#### Work to complete
What follows is a listing. Return every line of it exactly.

****************

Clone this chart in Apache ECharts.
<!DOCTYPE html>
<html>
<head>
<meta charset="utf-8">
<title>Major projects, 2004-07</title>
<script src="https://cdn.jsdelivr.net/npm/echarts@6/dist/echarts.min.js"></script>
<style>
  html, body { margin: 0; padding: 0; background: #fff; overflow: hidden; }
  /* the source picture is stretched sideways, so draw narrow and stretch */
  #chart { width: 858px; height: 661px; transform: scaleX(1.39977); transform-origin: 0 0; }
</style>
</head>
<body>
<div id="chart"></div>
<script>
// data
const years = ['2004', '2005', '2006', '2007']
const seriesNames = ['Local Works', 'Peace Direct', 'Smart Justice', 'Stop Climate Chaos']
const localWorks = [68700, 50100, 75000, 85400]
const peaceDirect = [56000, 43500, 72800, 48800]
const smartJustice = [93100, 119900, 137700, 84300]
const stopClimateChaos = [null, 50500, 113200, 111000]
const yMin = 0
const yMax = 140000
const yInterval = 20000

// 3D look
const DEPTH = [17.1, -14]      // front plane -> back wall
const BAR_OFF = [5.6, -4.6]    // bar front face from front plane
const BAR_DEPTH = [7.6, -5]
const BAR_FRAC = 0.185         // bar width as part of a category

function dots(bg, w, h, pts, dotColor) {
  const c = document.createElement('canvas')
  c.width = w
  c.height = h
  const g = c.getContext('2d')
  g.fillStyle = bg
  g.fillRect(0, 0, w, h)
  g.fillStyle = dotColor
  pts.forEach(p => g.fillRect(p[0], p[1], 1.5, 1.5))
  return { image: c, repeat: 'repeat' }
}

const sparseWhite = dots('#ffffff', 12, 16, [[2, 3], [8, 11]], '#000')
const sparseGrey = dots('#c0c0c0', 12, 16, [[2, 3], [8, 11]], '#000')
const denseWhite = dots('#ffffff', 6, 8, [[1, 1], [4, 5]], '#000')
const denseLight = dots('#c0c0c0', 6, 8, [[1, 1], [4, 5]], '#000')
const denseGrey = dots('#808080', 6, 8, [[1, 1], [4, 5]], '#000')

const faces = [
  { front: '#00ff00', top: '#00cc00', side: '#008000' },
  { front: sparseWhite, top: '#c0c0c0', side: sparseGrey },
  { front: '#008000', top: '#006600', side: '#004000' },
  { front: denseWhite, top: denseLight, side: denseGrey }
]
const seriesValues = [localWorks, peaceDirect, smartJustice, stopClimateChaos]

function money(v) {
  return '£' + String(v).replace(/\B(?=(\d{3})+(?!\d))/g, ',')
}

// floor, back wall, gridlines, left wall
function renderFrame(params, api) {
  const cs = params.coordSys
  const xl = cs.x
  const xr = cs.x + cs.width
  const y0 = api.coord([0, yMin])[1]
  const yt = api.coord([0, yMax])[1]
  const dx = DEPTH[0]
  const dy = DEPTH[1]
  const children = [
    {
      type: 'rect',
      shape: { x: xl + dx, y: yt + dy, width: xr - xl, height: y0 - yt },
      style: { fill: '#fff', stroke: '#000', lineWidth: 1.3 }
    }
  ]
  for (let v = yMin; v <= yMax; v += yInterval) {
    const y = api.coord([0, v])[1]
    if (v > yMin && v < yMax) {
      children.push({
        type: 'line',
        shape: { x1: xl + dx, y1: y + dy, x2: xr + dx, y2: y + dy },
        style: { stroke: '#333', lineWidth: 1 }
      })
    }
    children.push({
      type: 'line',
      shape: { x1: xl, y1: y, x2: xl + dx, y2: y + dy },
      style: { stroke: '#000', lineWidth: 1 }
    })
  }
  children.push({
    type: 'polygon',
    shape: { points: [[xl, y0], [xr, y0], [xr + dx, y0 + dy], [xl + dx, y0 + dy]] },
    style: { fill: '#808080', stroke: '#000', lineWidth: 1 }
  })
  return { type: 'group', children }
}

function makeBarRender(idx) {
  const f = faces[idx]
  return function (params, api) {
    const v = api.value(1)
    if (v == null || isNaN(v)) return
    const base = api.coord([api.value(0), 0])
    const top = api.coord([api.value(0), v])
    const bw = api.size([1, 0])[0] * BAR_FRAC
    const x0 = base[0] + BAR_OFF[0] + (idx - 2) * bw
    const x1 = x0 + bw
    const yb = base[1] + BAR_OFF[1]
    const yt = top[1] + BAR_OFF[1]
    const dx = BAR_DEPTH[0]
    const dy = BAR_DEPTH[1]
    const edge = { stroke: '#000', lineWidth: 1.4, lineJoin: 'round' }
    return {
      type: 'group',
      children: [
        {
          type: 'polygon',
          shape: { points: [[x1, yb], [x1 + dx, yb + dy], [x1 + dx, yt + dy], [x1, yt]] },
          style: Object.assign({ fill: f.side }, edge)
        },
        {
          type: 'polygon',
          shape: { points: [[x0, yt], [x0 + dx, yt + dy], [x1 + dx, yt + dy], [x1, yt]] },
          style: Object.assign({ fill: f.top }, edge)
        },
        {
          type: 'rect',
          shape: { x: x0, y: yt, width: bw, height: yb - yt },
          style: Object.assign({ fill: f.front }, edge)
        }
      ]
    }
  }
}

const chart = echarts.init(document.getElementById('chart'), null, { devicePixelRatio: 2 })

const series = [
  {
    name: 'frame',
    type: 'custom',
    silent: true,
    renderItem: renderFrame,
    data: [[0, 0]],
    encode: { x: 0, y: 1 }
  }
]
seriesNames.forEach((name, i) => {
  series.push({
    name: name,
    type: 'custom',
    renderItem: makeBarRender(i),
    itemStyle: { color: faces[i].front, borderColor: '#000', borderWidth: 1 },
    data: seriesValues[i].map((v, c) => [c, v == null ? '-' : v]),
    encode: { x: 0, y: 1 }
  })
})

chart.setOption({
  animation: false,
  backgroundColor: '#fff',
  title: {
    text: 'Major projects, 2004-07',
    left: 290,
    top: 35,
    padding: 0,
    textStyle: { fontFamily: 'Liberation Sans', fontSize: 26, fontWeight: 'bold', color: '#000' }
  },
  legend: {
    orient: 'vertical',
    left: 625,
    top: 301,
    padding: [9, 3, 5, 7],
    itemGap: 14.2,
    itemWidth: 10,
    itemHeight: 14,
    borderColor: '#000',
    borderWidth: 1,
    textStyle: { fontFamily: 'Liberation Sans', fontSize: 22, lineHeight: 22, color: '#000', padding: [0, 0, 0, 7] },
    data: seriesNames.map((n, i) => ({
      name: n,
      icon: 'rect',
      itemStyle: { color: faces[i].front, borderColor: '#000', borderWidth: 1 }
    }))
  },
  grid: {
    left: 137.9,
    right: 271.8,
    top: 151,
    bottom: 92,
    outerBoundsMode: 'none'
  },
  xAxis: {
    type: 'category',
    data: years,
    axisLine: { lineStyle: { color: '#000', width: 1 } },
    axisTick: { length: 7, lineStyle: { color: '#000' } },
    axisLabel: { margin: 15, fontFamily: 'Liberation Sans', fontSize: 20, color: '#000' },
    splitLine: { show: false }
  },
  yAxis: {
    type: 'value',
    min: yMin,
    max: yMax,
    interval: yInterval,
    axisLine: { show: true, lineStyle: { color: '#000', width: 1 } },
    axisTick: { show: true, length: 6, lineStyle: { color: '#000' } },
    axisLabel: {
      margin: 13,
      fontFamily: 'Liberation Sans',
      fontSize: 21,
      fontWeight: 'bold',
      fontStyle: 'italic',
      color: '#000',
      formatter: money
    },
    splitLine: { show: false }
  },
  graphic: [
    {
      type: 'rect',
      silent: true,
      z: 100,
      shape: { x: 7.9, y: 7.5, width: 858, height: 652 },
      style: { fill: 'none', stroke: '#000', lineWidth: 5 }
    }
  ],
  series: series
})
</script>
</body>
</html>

****************

#### Reply
Clone this chart in Apache ECharts.
<!DOCTYPE html>
<html>
<head>
<meta charset="utf-8">
<title>Major projects, 2004-07</title>
<script src="https://cdn.jsdelivr.net/npm/echarts@6/dist/echarts.min.js"></script>
<style>
  html, body { margin: 0; padding: 0; background: #fff; overflow: hidden; }
  /* the source picture is stretched sideways, so draw narrow and stretch */
  #chart { width: 858px; height: 661px; transform: scaleX(1.39977); transform-origin: 0 0; }
</style>
</head>
<body>
<div id="chart"></div>
<script>
// data
const years = ['2004', '2005', '2006', '2007']
const seriesNames = ['Local Works', 'Peace Direct', 'Smart Justice', 'Stop Climate Chaos']
const localWorks = [68700, 50100, 75000, 85400]
const peaceDirect = [56000, 43500, 72800, 48800]
const smartJustice = [93100, 119900, 137700, 84300]
const stopClimateChaos = [null, 50500, 113200, 111000]
const yMin = 0
const yMax = 140000
const yInterval = 20000

// 3D look
const DEPTH = [17.1, -14]      // front plane -> back wall
const BAR_OFF = [5.6, -4.6]    // bar front face from front plane
const BAR_DEPTH = [7.6, -5]
const BAR_FRAC = 0.185         // bar width as part of a category

function dots(bg, w, h, pts, dotColor) {
  const c = document.createElement('canvas')
  c.width = w
  c.height = h
  const g = c.getContext('2d')
  g.fillStyle = bg
  g.fillRect(0, 0, w, h)
  g.fillStyle = dotColor
  pts.forEach(p => g.fillRect(p[0], p[1], 1.5, 1.5))
  return { image: c, repeat: 'repeat' }
}

const sparseWhite = dots('#ffffff', 12, 16, [[2, 3], [8, 11]], '#000')
const sparseGrey = dots('#c0c0c0', 12, 16, [[2, 3], [8, 11]], '#000')
const denseWhite = dots('#ffffff', 6, 8, [[1, 1], [4, 5]], '#000')
const denseLight = dots('#c0c0c0', 6, 8, [[1, 1], [4, 5]], '#000')
const denseGrey = dots('#808080', 6, 8, [[1, 1], [4, 5]], '#000')

const faces = [
  { front: '#00ff00', top: '#00cc00', side: '#008000' },
  { front: sparseWhite, top: '#c0c0c0', side: sparseGrey },
  { front: '#008000', top: '#006600', side: '#004000' },
  { front: denseWhite, top: denseLight, side: denseGrey }
]
const seriesValues = [localWorks, peaceDirect, smartJustice, stopClimateChaos]

function money(v) {
  return '£' + String(v).replace(/\B(?=(\d{3})+(?!\d))/g, ',')
}

// floor, back wall, gridlines, left wall
function renderFrame(params, api) {
  const cs = params.coordSys
  const xl = cs.x
  const xr = cs.x + cs.width
  const y0 = api.coord([0, yMin])[1]
  const yt = api.coord([0, yMax])[1]
  const dx = DEPTH[0]
  const dy = DEPTH[1]
  const children = [
    {
      type: 'rect',
      shape: { x: xl + dx, y: yt + dy, width: xr - xl, height: y0 - yt },
      style: { fill: '#fff', stroke: '#000', lineWidth: 1.3 }
    }
  ]
  for (let v = yMin; v <= yMax; v += yInterval) {
    const y = api.coord([0, v])[1]
    if (v > yMin && v < yMax) {
      children.push({
        type: 'line',
        shape: { x1: xl + dx, y1: y + dy, x2: xr + dx, y2: y + dy },
        style: { stroke: '#333', lineWidth: 1 }
      })
    }
    children.push({
      type: 'line',
      shape: { x1: xl, y1: y, x2: xl + dx, y2: y + dy },
      style: { stroke: '#000', lineWidth: 1 }
    })
  }
  children.push({
    type: 'polygon',
    shape: { points: [[xl, y0], [xr, y0], [xr + dx, y0 + dy], [xl + dx, y0 + dy]] },
    style: { fill: '#808080', stroke: '#000', lineWidth: 1 }
  })
  return { type: 'group', children }
}

function makeBarRender(idx) {
  const f = faces[idx]
  return function (params, api) {
    const v = api.value(1)
    if (v == null || isNaN(v)) return
    const base = api.coord([api.value(0), 0])
    const top = api.coord([api.value(0), v])
    const bw = api.size([1, 0])[0] * BAR_FRAC
    const x0 = base[0] + BAR_OFF[0] + (idx - 2) * bw
    const x1 = x0 + bw
    const yb = base[1] + BAR_OFF[1]
    const yt = top[1] + BAR_OFF[1]
    const dx = BAR_DEPTH[0]
    const dy = BAR_DEPTH[1]
    const edge = { stroke: '#000', lineWidth: 1.4, lineJoin: 'round' }
    return {
      type: 'group',
      children: [
        {
          type: 'polygon',
          shape: { points: [[x1, yb], [x1 + dx, yb + dy], [x1 + dx, yt + dy], [x1, yt]] },
          style: Object.assign({ fill: f.side }, edge)
        },
        {
          type: 'polygon',
          shape: { points: [[x0, yt], [x0 + dx, yt + dy], [x1 + dx, yt + dy], [x1, yt]] },
          style: Object.assign({ fill: f.top }, edge)
        },
        {
          type: 'rect',
          shape: { x: x0, y: yt, width: bw, height: yb - yt },
          style: Object.assign({ fill: f.front }, edge)
        }
      ]
    }
  }
}

const chart = echarts.init(document.getElementById('chart'), null, { devicePixelRatio: 2 })

const series = [
  {
    name: 'frame',
    type: 'custom',
    silent: true,
    renderItem: renderFrame,
    data: [[0, 0]],
    encode: { x: 0, y: 1 }
  }
]
seriesNames.forEach((name, i) => {
  series.push({
    name: name,
    type: 'custom',
    renderItem: makeBarRender(i),
    itemStyle: { color: faces[i].front, borderColor: '#000', borderWidth: 1 },
    data: seriesValues[i].map((v, c) => [c, v == null ? '-' : v]),
    encode: { x: 0, y: 1 }
  })
})

chart.setOption({
  animation: false,
  backgroundColor: '#fff',
  title: {
    text: 'Major projects, 2004-07',
    left: 290,
    top: 35,
    padding: 0,
    textStyle: { fontFamily: 'Liberation Sans', fontSize: 26, fontWeight: 'bold', color: '#000' }
  },
  legend: {
    orient: 'vertical',
    left: 625,
    top: 301,
    padding: [9, 3, 5, 7],
    itemGap: 14.2,
    itemWidth: 10,
    itemHeight: 14,
    borderColor: '#000',
    borderWidth: 1,
    textStyle: { fontFamily: 'Liberation Sans', fontSize: 22, lineHeight: 22, color: '#000', padding: [0, 0, 0, 7] },
    data: seriesNames.map((n, i) => ({
      name: n,
      icon: 'rect',
      itemStyle: { color: faces[i].front, borderColor: '#000', borderWidth: 1 }
    }))
  },
  grid: {
    left: 137.9,
    right: 271.8,
    top: 151,
    bottom: 92,
    outerBoundsMode: 'none'
  },
  xAxis: {
    type: 'category',
    data: years,
    axisLine: { lineStyle: { color: '#000', width: 1 } },
    axisTick: { length: 7, lineStyle: { color: '#000' } },
    axisLabel: { margin: 15, fontFamily: 'Liberation Sans', fontSize: 20, color: '#000' },
    splitLine: { show: false }
  },
  yAxis: {
    type: 'value',
    min: yMin,
    max: yMax,
    interval: yInterval,
    axisLine: { show: true, lineStyle: { color: '#000', width: 1 } },
    axisTick: { show: true, length: 6, lineStyle: { color: '#000' } },
    axisLabel: {
      margin: 13,
      fontFamily: 'Liberation Sans',
      fontSize: 21,
      fontWeight: 'bold',
      fontStyle: 'italic',
      color: '#000',
      formatter: money
    },
    splitLine: { show: false }
  },
  graphic: [
    {
      type: 'rect',
      silent: true,
      z: 100,
      shape: { x: 7.9, y: 7.5, width: 858, height: 652 },
      style: { fill: 'none', stroke: '#000', lineWidth: 5 }
    }
  ],
  series: series
})
</script>
</body>
</html>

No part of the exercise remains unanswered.